### MATERIAL TO PROCESS
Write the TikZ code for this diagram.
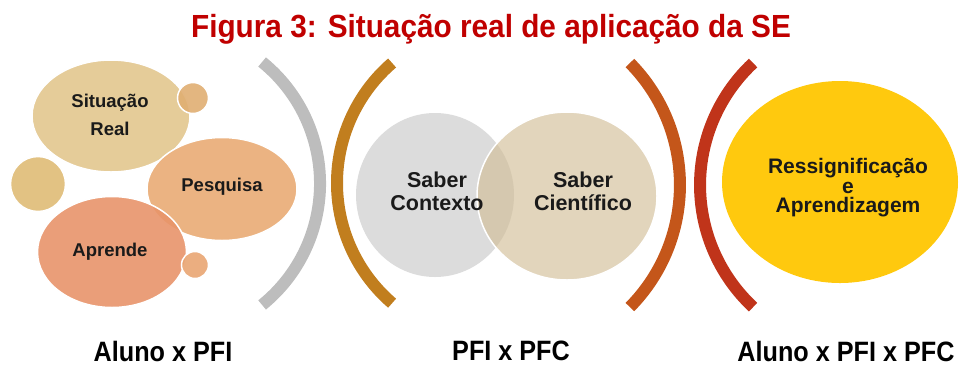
\documentclass[tikz,border=0pt]{standalone}
\usepackage{fontspec}
\setmainfont{Liberation Sans}
\newfontfamily\titlefont[FakeStretch=0.93]{Liberation Sans}
\newfontfamily\labfont[FakeStretch=0.9]{Liberation Sans}
\usetikzlibrary{shapes.geometric}
\definecolor{titlered}{HTML}{C00000}
\definecolor{cSit}{HTML}{E2C68E}
\definecolor{cSmallA}{HTML}{E0AE72}
\definecolor{cLeft}{HTML}{DFBB76}
\definecolor{cPesq}{HTML}{E9AB74}
\definecolor{cApr}{HTML}{E8946A}
\definecolor{cSmallB}{HTML}{E9A572}
\definecolor{cGrayArc}{HTML}{BDBDBD}
\definecolor{cBrownArc}{HTML}{C17E1E}
\definecolor{cOrangeArc}{HTML}{C4561A}
\definecolor{cRedArc}{HTML}{C0341A}
\definecolor{cCtx}{HTML}{DCDCDC}
\definecolor{cCient}{HTML}{D2BE98}
\definecolor{cYellow}{HTML}{FFC90E}
\definecolor{txt}{HTML}{1A1A1A}
\begin{document}
\begin{tikzpicture}[x=1pt,y=-1pt,
  blob/.style={shape=ellipse, draw=white, line width=1.5pt, inner sep=0pt, fill opacity=0.9, text opacity=1},
  bracket/.style={line width=12pt, line cap=butt},
  inner/.style={font=\bfseries\fontsize{18.5}{28}\selectfont, text=txt, align=center, inner sep=0pt},
  venntext/.style={font=\bfseries\fontsize{21.5}{23}\selectfont, text=txt, align=center, inner sep=0pt},
  bottomlab/.style={font=\labfont\bfseries\fontsize{28}{32}\selectfont, text=black, inner sep=0pt}]
\useasboundingbox (0,0) rectangle (964,368);

% title
\node[inner sep=0pt, text=titlered, font=\titlefont\bfseries\fontsize{32}{36}\selectfont] (title) at (491,29) {Figura 3: Situação real de aplicação da SE};

% left cluster
\node[blob, fill=cSit, minimum width=158pt, minimum height=112pt] (sit) at (111,116) {};
\node[blob, fill=cSmallA, minimum width=31pt, minimum height=31pt] (smallA) at (193,98) {};
\node[blob, fill=cLeft, minimum width=55pt, minimum height=55pt] (leftc) at (38,184) {};
\node[blob, fill=cPesq, minimum width=150pt, minimum height=103pt] (pesq) at (222,189) {};
\node[blob, fill=cApr, minimum width=149pt, minimum height=111pt] (apr) at (112,252) {};
\node[blob, fill=cSmallB, minimum width=27pt, minimum height=27pt] (smallB) at (195,265) {};
\node[inner] (sitT) at (110,115) {Situação\\Real};
\node[inner] (pesqT) at (222,187) {Pesquisa};
\node[inner] (aprT) at (110,252) {Aprende};

% brackets
\draw[bracket, cGrayArc] (262.1,62) arc[start angle=-51, end angle=51, radius=156.3];
\draw[bracket, cBrownArc] (392.1,63) arc[start angle=229.3, end angle=130.7, radius=158.4];
\draw[bracket, cOrangeArc] (629.9,63) arc[start angle=-44.6, end angle=44.6, radius=173.8];
\draw[bracket, cRedArc] (753.1,63) arc[start angle=227, end angle=133, radius=166.9];

% venn
\node[shape=ellipse, fill=cCtx, minimum width=158pt, minimum height=164pt, inner sep=0pt] (ctx) at (435,195) {};
\node[shape=ellipse, fill=cCient, fill opacity=0.65, draw=white, line width=1.5pt, minimum width=180pt, minimum height=168pt, inner sep=0pt] (cient) at (567,196) {};
\node[venntext] (ctxT) at (437,191) {Saber\\Contexto};
\node[venntext] (cientT) at (583,191) {Saber\\Científico};

% result
\node[shape=ellipse, fill=cYellow, minimum width=236pt, minimum height=202pt, inner sep=0pt] (res) at (840,182) {};
\node[inner sep=0pt, align=center, text=txt, font=\bfseries\fontsize{21}{19.5}\selectfont] (resT) at (848,188) {Ressignificação\\e\\Aprendizagem};

% bottom labels
\node[bottomlab] (l1) at (163,351) {Aluno x PFI};
\node[bottomlab] (l2) at (511,351) {PFI x PFC};
\node[bottomlab] (l3) at (846,351) {Aluno x PFI x PFC};
\end{tikzpicture}
\end{document}
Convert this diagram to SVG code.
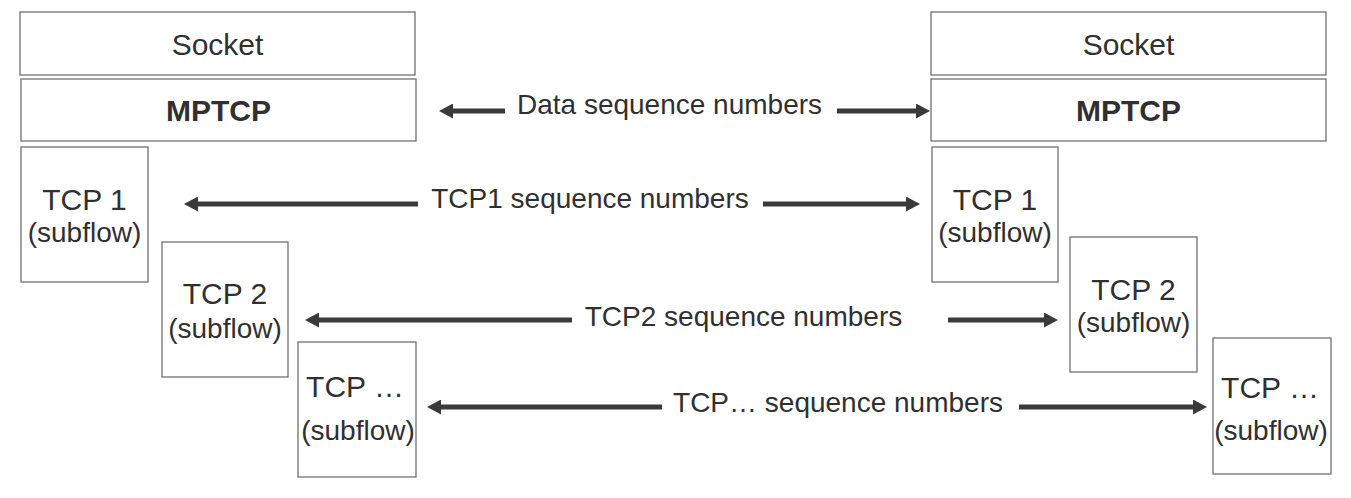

### GOAL OF THE EXERCISE
Write out each entry exactly as given, omitting any picture.

### TASK RESULT
Write the TikZ code for this diagram.
\documentclass[tikz,border=0pt]{standalone}
\usepackage{fontspec}
\setmainfont{Liberation Sans}
\newfontfamily\titlefont[FakeStretch=0.93]{Liberation Sans}
\newfontfamily\labfont[FakeStretch=0.9]{Liberation Sans}
\usetikzlibrary{shapes.geometric}
\definecolor{titlered}{HTML}{C00000}
\definecolor{cSit}{HTML}{E2C68E}
\definecolor{cSmallA}{HTML}{E0AE72}
\definecolor{cLeft}{HTML}{DFBB76}
\definecolor{cPesq}{HTML}{E9AB74}
\definecolor{cApr}{HTML}{E8946A}
\definecolor{cSmallB}{HTML}{E9A572}
\definecolor{cGrayArc}{HTML}{BDBDBD}
\definecolor{cBrownArc}{HTML}{C17E1E}
\definecolor{cOrangeArc}{HTML}{C4561A}
\definecolor{cRedArc}{HTML}{C0341A}
\definecolor{cCtx}{HTML}{DCDCDC}
\definecolor{cCient}{HTML}{D2BE98}
\definecolor{cYellow}{HTML}{FFC90E}
\definecolor{txt}{HTML}{1A1A1A}
\begin{document}
\begin{tikzpicture}[x=1pt,y=-1pt,
  blob/.style={shape=ellipse, draw=white, line width=1.5pt, inner sep=0pt, fill opacity=0.9, text opacity=1},
  bracket/.style={line width=12pt, line cap=butt},
  inner/.style={font=\bfseries\fontsize{18.5}{28}\selectfont, text=txt, align=center, inner sep=0pt},
  venntext/.style={font=\bfseries\fontsize{21.5}{23}\selectfont, text=txt, align=center, inner sep=0pt},
  bottomlab/.style={font=\labfont\bfseries\fontsize{28}{32}\selectfont, text=black, inner sep=0pt}]
\useasboundingbox (0,0) rectangle (964,368);

% title
\node[inner sep=0pt, text=titlered, font=\titlefont\bfseries\fontsize{32}{36}\selectfont] (title) at (491,29) {Figura 3: Situação real de aplicação da SE};

% left cluster
\node[blob, fill=cSit, minimum width=158pt, minimum height=112pt] (sit) at (111,116) {};
\node[blob, fill=cSmallA, minimum width=31pt, minimum height=31pt] (smallA) at (193,98) {};
\node[blob, fill=cLeft, minimum width=55pt, minimum height=55pt] (leftc) at (38,184) {};
\node[blob, fill=cPesq, minimum width=150pt, minimum height=103pt] (pesq) at (222,189) {};
\node[blob, fill=cApr, minimum width=149pt, minimum height=111pt] (apr) at (112,252) {};
\node[blob, fill=cSmallB, minimum width=27pt, minimum height=27pt] (smallB) at (195,265) {};
\node[inner] (sitT) at (110,115) {Situação\\Real};
\node[inner] (pesqT) at (222,187) {Pesquisa};
\node[inner] (aprT) at (110,252) {Aprende};

% brackets
\draw[bracket, cGrayArc] (262.1,62) arc[start angle=-51, end angle=51, radius=156.3];
\draw[bracket, cBrownArc] (392.1,63) arc[start angle=229.3, end angle=130.7, radius=158.4];
\draw[bracket, cOrangeArc] (629.9,63) arc[start angle=-44.6, end angle=44.6, radius=173.8];
\draw[bracket, cRedArc] (753.1,63) arc[start angle=227, end angle=133, radius=166.9];

% venn
\node[shape=ellipse, fill=cCtx, minimum width=158pt, minimum height=164pt, inner sep=0pt] (ctx) at (435,195) {};
\node[shape=ellipse, fill=cCient, fill opacity=0.65, draw=white, line width=1.5pt, minimum width=180pt, minimum height=168pt, inner sep=0pt] (cient) at (567,196) {};
\node[venntext] (ctxT) at (437,191) {Saber\\Contexto};
\node[venntext] (cientT) at (583,191) {Saber\\Científico};

% result
\node[shape=ellipse, fill=cYellow, minimum width=236pt, minimum height=202pt, inner sep=0pt] (res) at (840,182) {};
\node[inner sep=0pt, align=center, text=txt, font=\bfseries\fontsize{21}{19.5}\selectfont] (resT) at (848,188) {Ressignificação\\e\\Aprendizagem};

% bottom labels
\node[bottomlab] (l1) at (163,351) {Aluno x PFI};
\node[bottomlab] (l2) at (511,351) {PFI x PFC};
\node[bottomlab] (l3) at (846,351) {Aluno x PFI x PFC};
\end{tikzpicture}
\end{document}
Convert this diagram to SVG code.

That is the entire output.